-- Begin --

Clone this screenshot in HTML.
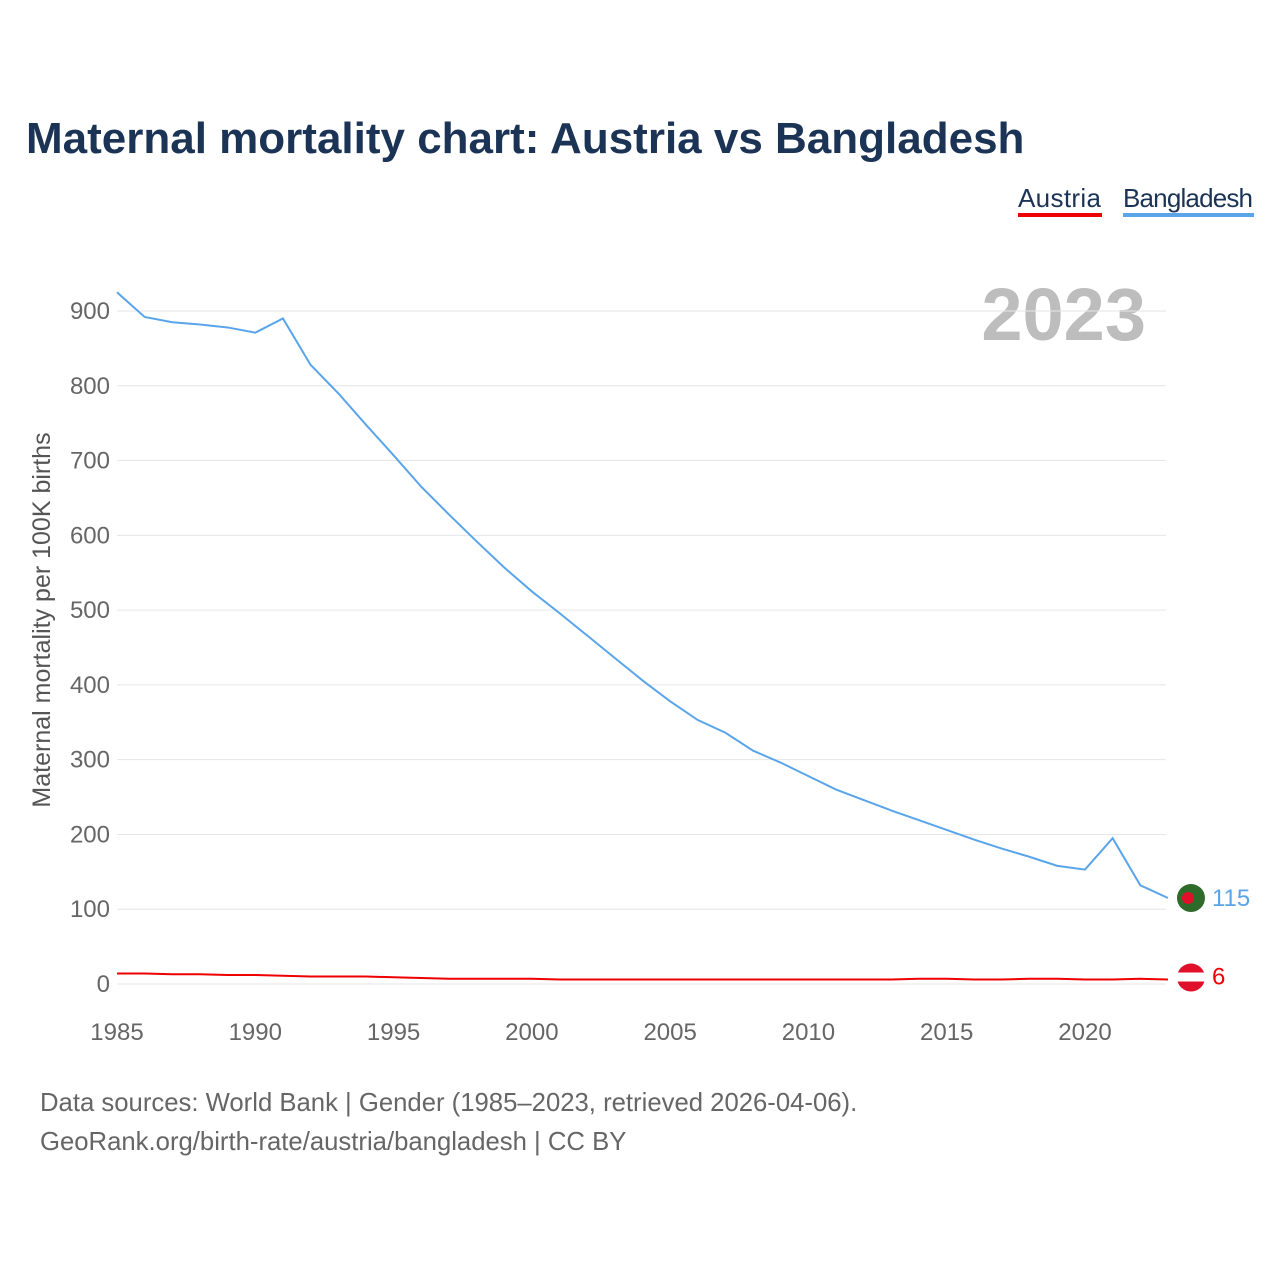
<!DOCTYPE html>
<html><head><meta charset="utf-8"><style>
body{margin:0;background:#fff;font-family:"Liberation Sans",sans-serif;}
#wrap{position:relative;width:1280px;height:1280px;overflow:hidden}
</style></head><body>
<div id="wrap">
<svg id="chart" width="1280" height="1280">
<text x="26" y="153" font-size="44" font-weight="bold" fill="#1b3355">Maternal mortality chart: Austria vs Bangladesh</text>
<g>
<text x="1018" y="207" font-size="26" fill="#1b3355" textLength="83">Austria</text>
<rect x="1018" y="213" width="84" height="4" fill="#ee0000"/>
<text x="1123" y="207" font-size="26" fill="#1b3355" textLength="130">Bangladesh</text>
<rect x="1123" y="213" width="131" height="4" fill="#5aa5ea"/>
</g>
<text x="1146" y="340" font-size="74" font-weight="bold" fill="#bdbdbd" text-anchor="end">2023</text>
<g id="grid"></g><g id="series"></g>
<text transform="translate(50,620) rotate(-90)" font-size="25" fill="#555" text-anchor="middle">Maternal mortality per 100K births</text>
<text x="40" y="1111" font-size="25.7" fill="#666">Data sources: World Bank | Gender (1985–2023, retrieved 2026-04-06).</text>
<text x="40" y="1150" font-size="25.7" fill="#666">GeoRank.org/birth-rate/austria/bangladesh | CC BY</text>
</svg></div>
<script>
const years=[];for(let y=1985;y<=2023;y++)years.push(y);
const bangladesh=[925,892,885,882,878,871,890,828,790,748,707,665,628,592,557,525,496,466,436,406,378,353,336,312,296,278,260,246,232,219,206,193,181,170,158,153,195,132,115];
const austria=[14,14,13,13,12,12,11,10,10,10,9,8,7,7,7,7,6,6,6,6,6,6,6,6,6,6,6,6,6,7,7,6,6,7,7,6,6,7,6];
const yTicks=[0,100,200,300,400,500,600,700,800,900];
const xTicks=[1985,1990,1995,2000,2005,2010,2015,2020];
const NS="http://www.w3.org/2000/svg";
const xs=v=>117+(v-1985)*(1085-117)/35;
const ys=v=>984-v*(984-311)/900;
function mk(t,a,p){const e=document.createElementNS(NS,t);for(const k in a)e.setAttribute(k,a[k]);p.appendChild(e);return e;}
const g=document.getElementById('grid'),s=document.getElementById('series');
yTicks.forEach(v=>{
 const l=mk('line',{x1:117,x2:1166,y1:ys(v),y2:ys(v),stroke:'#e6e6e6','stroke-width':1},g);
 
 
 const t=mk('text',{x:110,y:ys(v)+8,'font-size':24,fill:'#666','text-anchor':'end'},g);t.textContent=v;
 
 
});
xTicks.forEach(v=>{
 const t=mk('text',{x:xs(v),y:1040,'font-size':24,fill:'#666','text-anchor':'middle'},g);t.textContent=v;
 
 
});
function line(arr,col,name){
 const p=mk('polyline',{points:arr.map((v,i)=>xs(years[i])+','+ys(v)).join(' '),fill:'none',stroke:col,'stroke-width':2},s);
 
 
}
line(bangladesh,'#5aa5ea','bangladesh-line');
line(austria,'#ee0000','austria-line');
const lx=xs(2023)+23;
const bv=bangladesh[bangladesh.length-1],av=austria[austria.length-1];
const bm=mk('circle',{cx:lx,cy:ys(bv),r:14,fill:'#2e6b2a'},s);


const bd=mk('circle',{cx:lx-3,cy:ys(bv),r:6,fill:'#e0102a'},s);


const am=mk('circle',{cx:lx,cy:ys(av)-2,r:14,fill:'#e0102a'},s);


const ab=mk('rect',{x:lx-14,y:ys(av)-7,width:28,height:9,fill:'#fff'},s);


const bt=mk('text',{x:lx+21,y:ys(bv)+8,'font-size':24,fill:'#5aa5ea'},s);bt.textContent=bv;


const at=mk('text',{x:lx+21,y:ys(av)+5,'font-size':24,fill:'#ee0000'},s);at.textContent=av;


</script>
</body></html>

-- End --

> **YOUR TASK**
Exclude every picture and copy the remaining data exactly.

> **ANSWER TO THIS EXERCISE**
Clone this screenshot in HTML.
<!DOCTYPE html>
<html><head><meta charset="utf-8"><style>
body{margin:0;background:#fff;font-family:"Liberation Sans",sans-serif;}
#wrap{position:relative;width:1280px;height:1280px;overflow:hidden}
</style></head><body>
<div id="wrap">
<svg id="chart" width="1280" height="1280">
<text x="26" y="153" font-size="44" font-weight="bold" fill="#1b3355">Maternal mortality chart: Austria vs Bangladesh</text>
<g>
<text x="1018" y="207" font-size="26" fill="#1b3355" textLength="83">Austria</text>
<rect x="1018" y="213" width="84" height="4" fill="#ee0000"/>
<text x="1123" y="207" font-size="26" fill="#1b3355" textLength="130">Bangladesh</text>
<rect x="1123" y="213" width="131" height="4" fill="#5aa5ea"/>
</g>
<text x="1146" y="340" font-size="74" font-weight="bold" fill="#bdbdbd" text-anchor="end">2023</text>
<g id="grid"></g><g id="series"></g>
<text transform="translate(50,620) rotate(-90)" font-size="25" fill="#555" text-anchor="middle">Maternal mortality per 100K births</text>
<text x="40" y="1111" font-size="25.7" fill="#666">Data sources: World Bank | Gender (1985–2023, retrieved 2026-04-06).</text>
<text x="40" y="1150" font-size="25.7" fill="#666">GeoRank.org/birth-rate/austria/bangladesh | CC BY</text>
</svg></div>
<script>
const years=[];for(let y=1985;y<=2023;y++)years.push(y);
const bangladesh=[925,892,885,882,878,871,890,828,790,748,707,665,628,592,557,525,496,466,436,406,378,353,336,312,296,278,260,246,232,219,206,193,181,170,158,153,195,132,115];
const austria=[14,14,13,13,12,12,11,10,10,10,9,8,7,7,7,7,6,6,6,6,6,6,6,6,6,6,6,6,6,7,7,6,6,7,7,6,6,7,6];
const yTicks=[0,100,200,300,400,500,600,700,800,900];
const xTicks=[1985,1990,1995,2000,2005,2010,2015,2020];
const NS="http://www.w3.org/2000/svg";
const xs=v=>117+(v-1985)*(1085-117)/35;
const ys=v=>984-v*(984-311)/900;
function mk(t,a,p){const e=document.createElementNS(NS,t);for(const k in a)e.setAttribute(k,a[k]);p.appendChild(e);return e;}
const g=document.getElementById('grid'),s=document.getElementById('series');
yTicks.forEach(v=>{
 const l=mk('line',{x1:117,x2:1166,y1:ys(v),y2:ys(v),stroke:'#e6e6e6','stroke-width':1},g);
 
 
 const t=mk('text',{x:110,y:ys(v)+8,'font-size':24,fill:'#666','text-anchor':'end'},g);t.textContent=v;
 
 
});
xTicks.forEach(v=>{
 const t=mk('text',{x:xs(v),y:1040,'font-size':24,fill:'#666','text-anchor':'middle'},g);t.textContent=v;
 
 
});
function line(arr,col,name){
 const p=mk('polyline',{points:arr.map((v,i)=>xs(years[i])+','+ys(v)).join(' '),fill:'none',stroke:col,'stroke-width':2},s);
 
 
}
line(bangladesh,'#5aa5ea','bangladesh-line');
line(austria,'#ee0000','austria-line');
const lx=xs(2023)+23;
const bv=bangladesh[bangladesh.length-1],av=austria[austria.length-1];
const bm=mk('circle',{cx:lx,cy:ys(bv),r:14,fill:'#2e6b2a'},s);


const bd=mk('circle',{cx:lx-3,cy:ys(bv),r:6,fill:'#e0102a'},s);


const am=mk('circle',{cx:lx,cy:ys(av)-2,r:14,fill:'#e0102a'},s);


const ab=mk('rect',{x:lx-14,y:ys(av)-7,width:28,height:9,fill:'#fff'},s);


const bt=mk('text',{x:lx+21,y:ys(bv)+8,'font-size':24,fill:'#5aa5ea'},s);bt.textContent=bv;


const at=mk('text',{x:lx+21,y:ys(av)+5,'font-size':24,fill:'#ee0000'},s);at.textContent=av;


</script>
</body></html>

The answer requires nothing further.